Many thanks to all those who chipped in, even though I got emotional
from my frustrations.
I complained 1-2 weeks ago that GTK does not work out of the box for
multi-threaded apps, and asked, why not? A complex and poorly documented
burden is placed on the programmer using GTK, IMO.
One of the answers I got was that the overhead of locking shared
resorces should not be borne by apps that do not need this. I responded
that locking takes nanoseconds (as long as the resource is not already
locked from another thread). Someone asked me if I knew what I was
talking about. Today I took the time to write a benchmark. I am not sure
this is the right benchmark for this issue, but here are the results.
The main problem is not overhead, but with having hidden global locking in GUI
toolkits in the first place. This very easily results in deadlocks from
out-of-order locking with other mutexes employed by the user.

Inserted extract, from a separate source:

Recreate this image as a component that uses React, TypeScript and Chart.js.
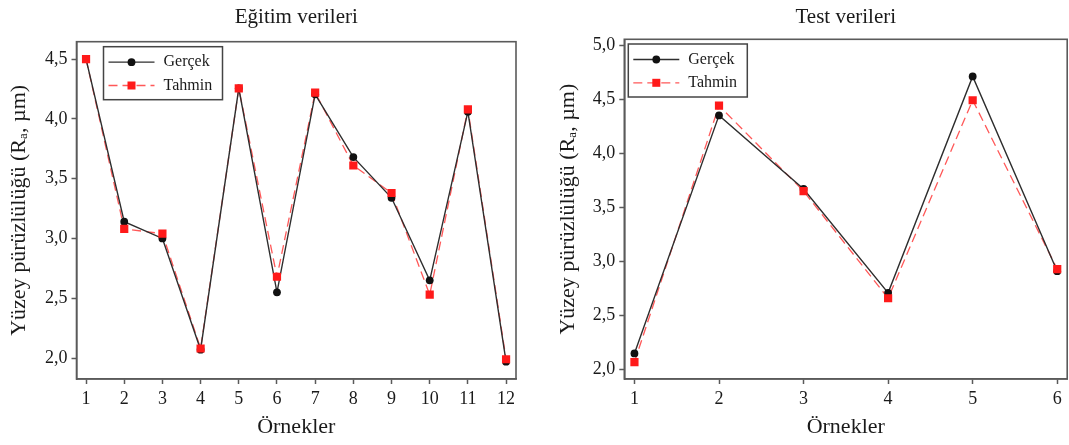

Qt adopts exactly the same approach as GTK+. Events either have to be posted
as messages to the event loop thread from other threads, or if window system
functions are invoked directly from a thread other than the Qt event loop
thread, then the global Qt lock must be explicitly invoked by the user (and
the user is accordingly responsible for avoiding deadlocks, which is
something you did not manage).
When I last looked at it, Windows only allows the posting of events and no
direct invocation of window functions from multiple threads.
Glib has GAsyncQueue for message passing between threads. Other approaches
often used are to pass events by using a GIOChannel object (or some other
GSource object) and a pipe, which is more closely analogous to the Windows
and Qt approaches. For an example of this see
http://cvs.sourceforge.net/viewcvs.py/efax-gtk/efax-gtk/src/utils/notifier.h?rev=1.10
and
http://cvs.sourceforge.net/viewcvs.py/efax-gtk/efax-gtk/src/utils/notifier.cpp?rev=1.8
The "burden on the programmer" is not "poorly documented" - the FAQ on this
was given to you earlier and the example given is very similar to the example
given, for example, in the Qt documentation pages. And it is no more complex
than it has to be, or than other comparable toolkits are.